Keep a proper registry of every recipient you've disclosed personal data to. Link it to your Records of Processing Activities and include who the recipient is, what data categories were shared, when and why the sharing happened, and a current contact for privacy notifications. Update it every time you start sharing with someone new. Create standardised notification templates for each type of change. A rectification notice should include the corrected data. An erasure notice should clearly identify what needs deleting. A restriction notice should spell out the scope and expected duration. Always include clear instructions on what the recipient needs to do. Automate notifications wherever you can, especially for recipients you exchange data with regularly through APIs or data feeds. Set up triggers so that when data is corrected, deleted, or restricted in your system, the relevant notifications fire automatically. For recipients without automated channels, build a manual workflow with tracking so nothing falls through the cracks. Log every notification you send - date, recipient, notification type, and content. You'll need this both for accountability and to answer data subjects who ask which recipients were told. Keep these logs alongside your data subject request records. Put escalation procedures in place for when recipients don't respond or can't action the notification. Your data sharing agreements and processor contracts should require cooperation with downstream notifications and confirmation of actions taken. If a recipient consistently fails to comply, enforce it through your contractual mechanisms.
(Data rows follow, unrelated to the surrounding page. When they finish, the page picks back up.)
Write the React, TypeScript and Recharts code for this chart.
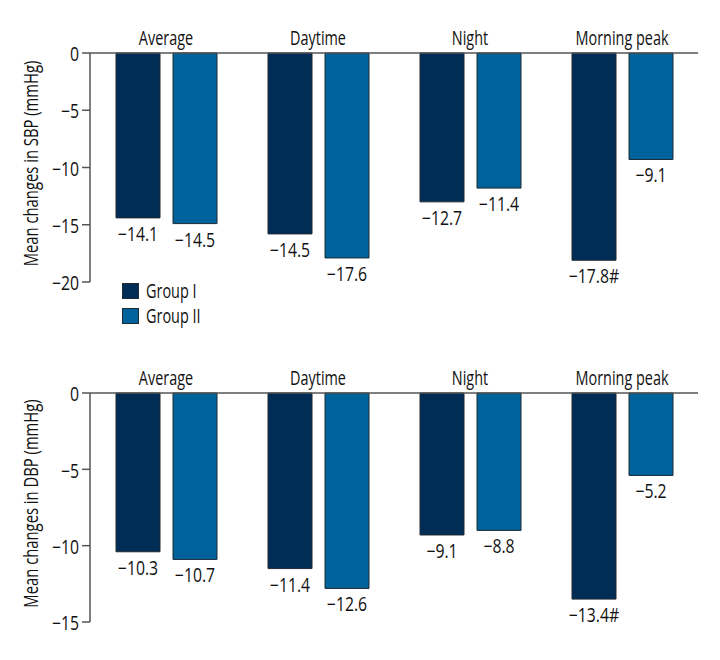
import React from 'react';
import { BarChart, Bar, XAxis, YAxis, LabelList, Legend } from 'recharts';

const categories = ['Average', 'Daytime', 'Night', 'Morning peak'];
const seriesNames = ['Group I', 'Group II'];

const sbpGroupI = [-14.4, -15.8, -13.0, -18.1];
const sbpGroupII = [-14.9, -17.9, -11.8, -9.3];
const sbpLabelsI = ['−14.1', '−14.5', '−12.7', '−17.8#'];
const sbpLabelsII = ['−14.5', '−17.6', '−11.4', '−9.1'];
const sbpTicks = [0, -5, -10, -15, -20];

const dbpGroupI = [-10.4, -11.5, -9.3, -13.5];
const dbpGroupII = [-10.9, -12.8, -9.0, -5.4];
const dbpLabelsI = ['−10.3', '−11.4', '−9.1', '−13.4#'];
const dbpLabelsII = ['−10.7', '−12.6', '−8.8', '−5.2'];
const dbpTicks = [0, -5, -10, -15];

const COLORS = ['#002d56', '#00629b'];
const FONT = "'Open Sans', 'Noto Sans', sans-serif";
const FS = 19.5;
const SX = 0.74;
const SX_NUM = 0.81;
const AXIS = '#555555';
const TEXT = '#111111';

const build = (g1: number[], g2: number[], l1: string[], l2: string[]) =>
  categories.map((name, i) => ({ name, g1: g1[i], g2: g2[i], l1: l1[i], l2: l2[i] }));

const sbpData = build(sbpGroupI, sbpGroupII, sbpLabelsI, sbpLabelsII);
const dbpData = build(dbpGroupI, dbpGroupII, dbpLabelsI, dbpLabelsII);

const fmt = (v: number) => String(v).replace('-', '−');

const NarrowText = ({ x, y, anchor, dy, sx = SX, children }: any) => (
  <g transform={`translate(${x},${y})`}>
    <text transform={`scale(${sx},1)`} textAnchor={anchor} dy={dy} fontSize={FS} fill={TEXT} fontFamily={FONT}>
      {children}
    </text>
  </g>
);

const XTick = (props: any) => (
  <NarrowText x={props.x} y={props.y} anchor="middle">{props.payload.value}</NarrowText>
);

const YTick = (props: any) => (
  <NarrowText x={props.x} y={props.y} anchor="end" dy="0.42em" sx={SX_NUM}>{fmt(props.payload.value)}</NarrowText>
);

const renderValueLabel = (props: any) => {
  const vb = props.viewBox || {};
  const x = Number(props.x ?? vb.x);
  const y = Number(props.y ?? vb.y);
  const width = Number(props.width ?? vb.width);
  const height = Number(props.height ?? vb.height);
  const bottom = Math.max(y, y + height);
  return <NarrowText x={x + width / 2} y={bottom + 23} anchor="middle" sx={SX_NUM}>{props.value}</NarrowText>;
};

const makeYLabel = (text: string) => (props: any) => {
  const vb = props.viewBox || {};
  const cy = vb.y + vb.height / 2 - 4;
  const cx = 38;
  return (
    <g transform={`translate(${cx},${cy}) rotate(-90)`}>
      <text transform="scale(0.76,1)" textAnchor="middle" fontSize={FS} fill={TEXT} fontFamily={FONT}>
        {text}
      </text>
    </g>
  );
};

const LegendContent = () => (
  <div style={{ fontFamily: FONT, fontSize: FS, color: TEXT }}>
    {seriesNames.map((n, i) => (
      <div key={n} style={{ display: 'flex', alignItems: 'center', height: 24.4 }}>
        <div style={{ width: 15, height: 14, background: COLORS[i], border: '1px solid #1f2a33', marginRight: 7, flex: 'none' }} />
        <span style={{ lineHeight: '18px', display: 'inline-block', transform: `scaleX(${SX})`, transformOrigin: 'left center', whiteSpace: 'nowrap' }}>{n}</span>
      </div>
    ))}
  </div>
);

const Panel = ({ data, ticks, domain, yLabel, height, bottomMargin, withLegend }: any) => (
  <BarChart
    width={720}
    height={height}
    data={data}
    margin={{ top: 0, right: 22, bottom: bottomMargin, left: 30 }}
    barSize={44}
    barGap={13}
  >
    <XAxis
      dataKey="name"
      orientation="top"
      height={53}
      axisLine={{ stroke: AXIS, strokeWidth: 1.5 }}
      tickLine={false}
      tick={<XTick />}
    />
    <YAxis
      type="number"
      domain={domain}
      ticks={ticks}
      width={60}
      axisLine={{ stroke: AXIS, strokeWidth: 1.5 }}
      tickLine={{ stroke: AXIS, strokeWidth: 1.5 }}
      tickSize={8}
      tickMargin={3}
      tick={<YTick />}
      label={{ content: makeYLabel(yLabel) }}
    />
    {withLegend && (
      <Legend
        layout="vertical"
        align="center"
        verticalAlign="middle"
        wrapperStyle={{ left: 122, top: 279, width: 120, height: 50 }}
        content={<LegendContent />}
      />
    )}
    <Bar dataKey="g1" name={seriesNames[0]} fill={COLORS[0]} stroke="#1f2a33" strokeWidth={1} isAnimationActive={false}>
      <LabelList dataKey="l1" content={renderValueLabel} />
    </Bar>
    <Bar dataKey="g2" name={seriesNames[1]} fill={COLORS[1]} stroke="#1f2a33" strokeWidth={1} isAnimationActive={false}>
      <LabelList dataKey="l2" content={renderValueLabel} />
    </Bar>
  </BarChart>
);

export default function App() {
  return (
    <div style={{ position: 'absolute', left: 0, top: 0, width: 720, height: 660, background: '#fff' }}>
      <div style={{ position: 'absolute', left: 0, top: 0 }}>
        <Panel data={sbpData} ticks={sbpTicks} domain={[-20, 0]} yLabel="Mean changes in SBP (mmHg)" height={340} bottomMargin={58} withLegend />
      </div>
      <div style={{ position: 'absolute', left: 0, top: 340 }}>
        <Panel data={dbpData} ticks={dbpTicks} domain={[-15, 0]} yLabel="Mean changes in DBP (mmHg)" height={320} bottomMargin={38} withLegend={false} />
      </div>
    </div>
  );
}
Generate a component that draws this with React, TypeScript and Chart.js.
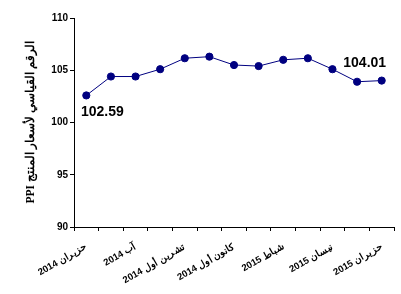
import React, { useEffect, useRef } from "react";
import { Chart, registerables } from "chart.js";

Chart.register(...registerables);

const months = [
  "حزيران", "تموز", "آب", "أيلول", "تشرين أول", "تشرين ثاني", "كانون أول",
  "كانون ثاني", "شباط", "آذار", "نيسان", "أيار", "حزيران",
];
const years = [2014, 2014, 2014, 2014, 2014, 2014, 2014, 2015, 2015, 2015, 2015, 2015, 2015];
const ppiValues = [102.59, 104.4, 104.4, 105.1, 106.15, 106.3, 105.5, 105.4, 106.0, 106.15, 105.1, 103.9, 104.01];
const labelledIndices = [0, 12];
const yTitle = "PPI الرقم القياسي لأسعار المنتج";

const categories = months.map((m, i) => `${years[i]} ${m}`);

const dataLabelPlugin = {
  id: "dataLabels",
  afterDatasetsDraw(chart: any) {
    const meta = chart.getDatasetMeta(0);
    const ctx = chart.ctx;
    ctx.save();
    ctx.font = "bold 14px 'Liberation Sans', Arial, sans-serif";
    ctx.fillStyle = "#000000";
    ctx.textAlign = "center";
    ctx.textBaseline = "middle";
    labelledIndices.forEach((idx, k) => {
      const pt = meta.data[idx];
      const dx = k === 0 ? 16 : -17;
      const dy = k === 0 ? 17 : -17;
      ctx.fillText(ppiValues[idx].toFixed(2), pt.x + dx, pt.y + dy);
    });
    ctx.restore();
  },
};

export default function App() {
  const canvasRef = useRef<HTMLCanvasElement | null>(null);

  useEffect(() => {
    if (!canvasRef.current) return;
    const chart = new Chart(canvasRef.current, {
      type: "line",
      data: {
        labels: categories,
        datasets: [
          {
            data: ppiValues,
            borderColor: "#000080",
            backgroundColor: "#000080",
            borderWidth: 1,
            pointRadius: 3.6,
            pointBorderWidth: 1,
            pointBackgroundColor: "#000080",
            pointBorderColor: "#000080",
            tension: 0,
          },
        ],
      },
      plugins: [dataLabelPlugin],
      options: {
        animation: false,
        responsive: false,
        maintainAspectRatio: false,
        layout: { padding: { top: 18, right: 7, left: 0, bottom: 0 } },
        plugins: {
          legend: { display: false },
          tooltip: { enabled: false },
        },
        scales: {
          x: {
            type: "category",
            offset: true,
            afterFit: (scale: any) => {
              scale.height = 67;
            },
            grid: {
              offset: true,
              drawOnChartArea: false,
              drawTicks: true,
              tickLength: 4,
              color: "#000000",
            },
            border: { color: "#000000", width: 1 },
            ticks: {
              autoSkip: false,
              maxRotation: 30,
              minRotation: 30,
              padding: 10,
              color: "#000000",
              font: { family: "'Liberation Sans', Arial, sans-serif", size: 9.5, weight: "bold" },
              callback: (_v: any, i: number) => (i % 2 === 0 ? categories[i] : ""),
            },
          },
          y: {
            min: 90,
            max: 110,
            afterFit: (scale: any) => {
              scale.width = 74;
            },
            grid: {
              drawOnChartArea: false,
              drawTicks: true,
              tickLength: 4,
              color: "#000000",
            },
            border: { color: "#000000", width: 1 },
            ticks: {
              stepSize: 5,
              padding: 2,
              color: "#000000",
              font: { family: "'Liberation Sans', Arial, sans-serif", size: 10, weight: "bold" },
            },
            title: {
              display: true,
              text: yTitle,
              color: "#000000",
              padding: { top: 24, bottom: 0 },
              font: { family: "'Liberation Serif', 'Times New Roman', serif", size: 11.5, weight: "bold" },
            },
          },
        },
      },
    });
    return () => chart.destroy();
  }, []);

  return (
    <div style={{ position: "fixed", left: 0, top: 0, width: 401, height: 294, background: "#ffffff" }}>
      <canvas ref={canvasRef} width={401} height={294} style={{ width: 401, height: 294 }} />
    </div>
  );
}
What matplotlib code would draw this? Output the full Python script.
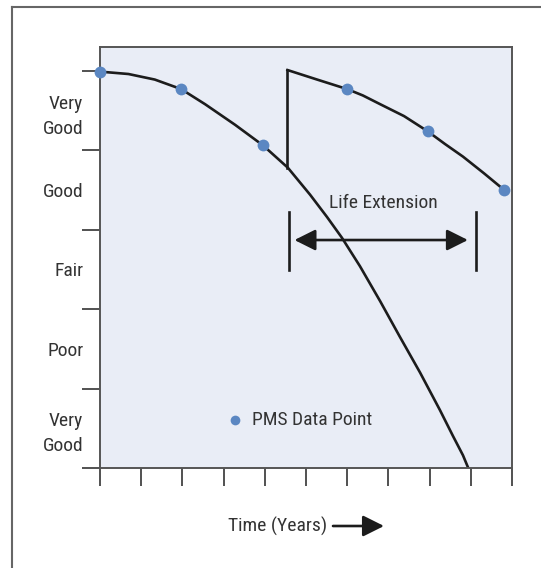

Evidence Your Auditor Will Request

  • Registry of data recipients linked to categories of personal data shared
  • Notification templates for rectification, erasure, and restriction communications
  • Log of notifications sent to recipients with dates, content, and confirmation of receipt
  • Contractual clauses requiring recipients to cooperate with downstream notifications
  • Procedure for informing data subjects about notified recipients upon request

Common Mistakes

  • No record of recipients to whom personal data has been disclosed, making notification impossible
  • Notifications not sent to recipients after rectification, erasure, or restriction of data
  • No tracking system to confirm that recipients have actioned the notification
  • Inability to inform data subjects which recipients were notified when requested
  • Data sharing agreements lacking provisions for downstream notification cooperation

Related Controls Across Frameworks

Framework Control ID Relationship
ISO 27001 A.5.34 Related

Frequently Asked Questions

Do we need to notify all recipients, including processors?
Yes, every recipient counts - including processors acting on your behalf. The good news is that processor notifications should be straightforward since you already have a direct contractual relationship. Make sure your processor agreements include a clause requiring cooperation with these notifications.
When does the 'disproportionate effort' exception apply?
Very rarely, and regulators interpret it narrowly. It might apply if you've shared data with a huge number of recipients and genuinely can't track them all down. It definitely doesn't apply just because notification is inconvenient or time-consuming. If you rely on this exception, document your reasoning thoroughly for each case.
How quickly must we notify recipients?
Article 19 doesn't set a specific deadline, but the obligation kicks in the moment you carry out the rectification, erasure, or restriction. In practice, the best approach is to bake notification into the same workflow that handles the data subject's request, so it happens as part of the same process rather than as an afterthought.